I was no great reader but then again this was not Waterstone’s top ten land. Most of the books sounded like medical texts from an era long since gone.
‘The Establishment of the Causes and Effects of Excessive Bile and other Digestive Juices on the Well Being of the Elder Man’, ‘Vibratory and Motion Maladies’, ‘Searchlights on Health: Light on Dark Corners.’ and so on. Rivetting. I moved to the second wall and it was more of the same. As I waited on Giles to return I hunted for a non-medical book but, if it there was one, I didn’t find it before tea and biscuits appeared.
Giles placed a silver tray on the walnut coffee table that sat in front of two over stuffed armchairs. The tea was in a silver pot, the sugar in a silver bowl, the milk in a silver jug and the spoons were silver. The tea cups were delicate bone china. It could have all been cheap tack but, to my untrained eye, it all looked genuine antique.
Giles sat down and looked at me. I took the chair next to him but he made no attempt to pour the tea.
‘Good tea needs to infuse for a full five minutes. My apologies for my brusque language at the door. I was caught a little unawares.’
The change of attitude was a bit too Jekyll and Hyde for my liking.
‘So what can I do for you?’
‘No small chat?’
‘Do you want to?’
‘No.’
‘Then what can I do for you?’
‘Do you know a French man called Carl Dupree.’
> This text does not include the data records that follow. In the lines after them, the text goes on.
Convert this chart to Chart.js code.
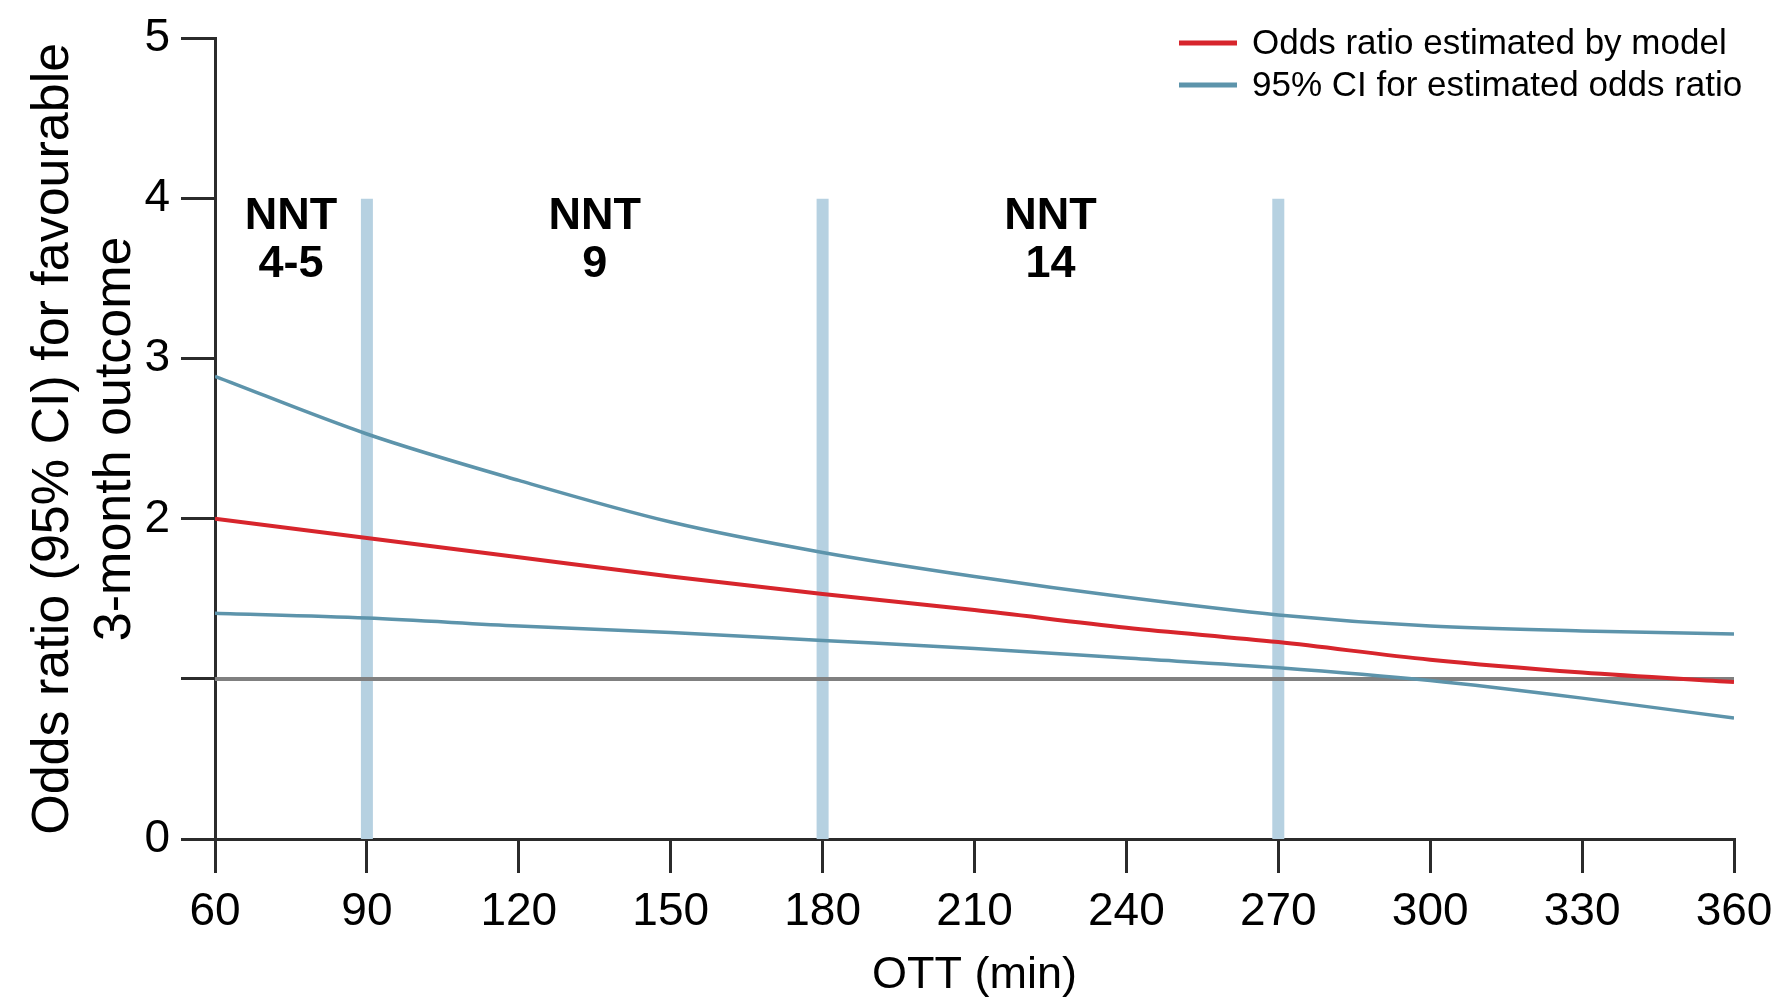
<!DOCTYPE html>
<html>
<head>
<meta charset="utf-8">
<title>Odds ratio by OTT</title>
<script src="https://cdn.jsdelivr.net/npm/chart.js@4.4.1/dist/chart.umd.min.js"></script>
<style>
	html, body { margin: 0; padding: 0; background: #fff; }
	#wrap { position: relative; width: 1777px; height: 1004px; }
</style>
</head>
<body>
<div id="wrap"><canvas id="chart"></canvas></div>
<script>
// OTT in minutes (x) and values
const ottMinutes = [60, 90, 120, 150, 180, 210, 240, 270, 300, 330, 360];
const oddsRatio = [2.00, 1.88, 1.76, 1.64, 1.53, 1.43, 1.32, 1.23, 1.12, 1.04, 0.98];
const ciUpper = [2.89, 2.53, 2.24, 1.98, 1.79, 1.64, 1.51, 1.40, 1.33, 1.30, 1.28];
const ciLower = [1.41, 1.38, 1.33, 1.29, 1.24, 1.19, 1.13, 1.07, 0.99, 0.88, 0.755];

const referenceOdds = 1;
const xTicks = [60, 90, 120, 150, 180, 210, 240, 270, 300, 330, 360];
const yTicks = [0, 1, 2, 3, 4, 5];

// NNT bands
const bandMinutes = [90, 180, 270];
const bandTop = 4;
const nntCentres = [75, 135, 225];
const nntValues = ['4-5', '9', '14'];

const legendLabels = ['Odds ratio estimated by model', '95% CI for estimated odds ratio'];

const RED = '#d7252c';
const BLUE = '#5d94ab';
const BAND = '#b6d1e1';
const AXIS = '#2b2b2b';
const FONT = "'Liberation Sans', Arial, sans-serif";

const toPoints = (ys) => ottMinutes.map((x, i) => ({ x, y: ys[i] }));

const datasets = [
	{
		label: legendLabels[0],
		data: toPoints(oddsRatio),
		borderColor: RED,
		borderWidth: 4,
		cubicInterpolationMode: 'monotone',
		pointRadius: 0
	},
	{
		label: legendLabels[1],
		data: toPoints(ciUpper),
		borderColor: BLUE,
		borderWidth: 3.5,
		cubicInterpolationMode: 'monotone',
		pointRadius: 0
	},
	{
		label: 'ci-lower',
		data: toPoints(ciLower),
		borderColor: BLUE,
		borderWidth: 3.5,
		cubicInterpolationMode: 'monotone',
		pointRadius: 0
	},
	{
		label: 'reference',
		data: [{ x: ottMinutes[0], y: referenceOdds }, { x: ottMinutes[ottMinutes.length - 1], y: referenceOdds }],
		borderColor: '#808080',
		borderWidth: 4,
		pointRadius: 0
	}
];

bandMinutes.forEach((m) => {
	datasets.push({
		label: 'band',
		data: [{ x: m, y: 0 }, { x: m, y: bandTop }],
		borderColor: BAND,
		borderWidth: 12,
		borderCapStyle: 'butt',
		pointRadius: 0
	});
});

// NNT labels and the legend, placed through the chart scales
const overlayPlugin = {
	id: 'overlay',
	afterDatasetsDraw(chart) {
		const { ctx, scales: { x, y } } = chart;
		ctx.save();
		ctx.fillStyle = '#000';
		ctx.textAlign = 'center';
		ctx.textBaseline = 'middle';
		ctx.font = `bold 45px ${FONT}`;
		nntCentres.forEach((m, i) => {
			const px = x.getPixelForValue(m);
			ctx.fillText('NNT', px, y.getPixelForValue(3.89));
			ctx.fillText(nntValues[i], px, y.getPixelForValue(3.59));
		});

		// legend, top right
		const colours = [RED, BLUE];
		const lx = 1179;
		ctx.font = `35px ${FONT}`;
		ctx.textAlign = 'left';
		legendLabels.forEach((label, i) => {
			const ly = 43 + i * 42;
			ctx.fillStyle = colours[i];
			ctx.fillRect(lx, ly - 2.5, 58, 5);
			ctx.fillStyle = '#000';
			ctx.fillText(label, lx + 73, ly + 1);
		});
		ctx.restore();
	}
};

new Chart(document.getElementById('chart').getContext('2d'), {
	type: 'line',
	data: { datasets },
	options: {
		responsive: true,
		maintainAspectRatio: false,
		animation: false,
		layout: { padding: { left: 0, top: 34, right: 43, bottom: 0 } },
		plugins: {
			legend: { display: false },
			tooltip: { enabled: false }
		},
		scales: {
			x: {
				type: 'linear',
				min: xTicks[0],
				max: xTicks[xTicks.length - 1],
				afterBuildTicks: (scale) => { scale.ticks = xTicks.map((v) => ({ value: v })); },
				afterFit: (scale) => {
					scale.height = 165;
					scale.paddingRight = 0;
				},
				ticks: {
					color: '#000',
					padding: 12,
					font: { family: FONT, size: 46 }
				},
				grid: {
					drawOnChartArea: false,
					drawTicks: true,
					tickLength: 34,
					color: AXIS,
					lineWidth: 3
				},
				border: { display: true, color: AXIS, width: 3 },
				title: {
					display: true,
					text: 'OTT (min)',
					color: '#000',
					font: { family: FONT, size: 45, lineHeight: 1.2 },
					padding: { top: 0, bottom: 1 }
				}
			},
			y: {
				type: 'linear',
				min: yTicks[0],
				max: yTicks[yTicks.length - 1],
				afterBuildTicks: (scale) => { scale.ticks = yTicks.map((v) => ({ value: v })); },
				afterFit: (scale) => { scale.width = 215; },
				ticks: {
					color: '#000',
					padding: 11,
					font: { family: FONT, size: 46 },
					callback: (v) => (v === referenceOdds ? '' : v)
				},
				grid: {
					drawOnChartArea: false,
					drawTicks: true,
					tickLength: 34,
					color: AXIS,
					lineWidth: 3
				},
				border: { display: true, color: AXIS, width: 3 },
				title: {
					display: true,
					text: ['Odds ratio (95% CI) for favourable', '3-month outcome'],
					color: '#000',
					font: { family: FONT, size: 52, lineHeight: 1.2 },
					padding: { top: 22, bottom: 0 }
				}
			}
		}
	},
	plugins: [overlayPlugin]
});
</script>
</body>
</html>
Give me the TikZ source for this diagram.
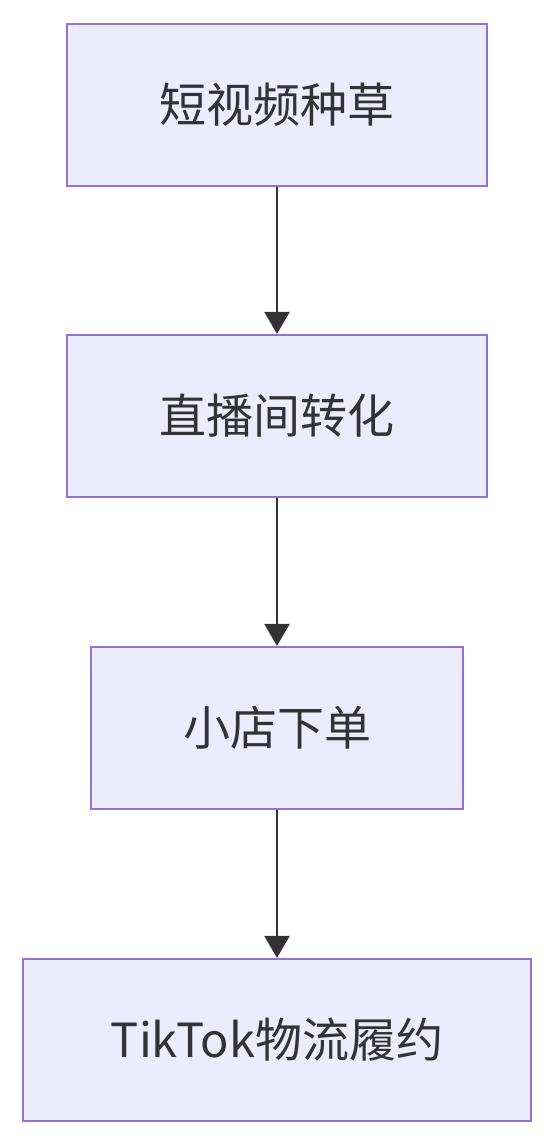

‘Dupree. Wasn’t he the one responsible for your little residency in prison?’
‘That’s him.’
‘I can’t say I know much. When you so kindly replaced me I decided to put all that behind me. I’ve heard of the man. A player as I recall. Big time down here. Other than that not a lot. Why?’
‘I’m trying to find him?’
‘For a social call?’
‘You could say that.’
‘And what makes you think I can help?’
‘You were always well connected. Far better than me.’
‘It didn’t do me much good.’
‘I mean well connected across the board. I never mixed in some of the circles you did. I was hoping that some of your old connections might be able to put me in touch.’
Giles leaned forward and gave the tea a stir. Clearly the five minutes were not yet up.
‘Surely he can’t be that hard to find? I mean he is hardly a low profile type of person.’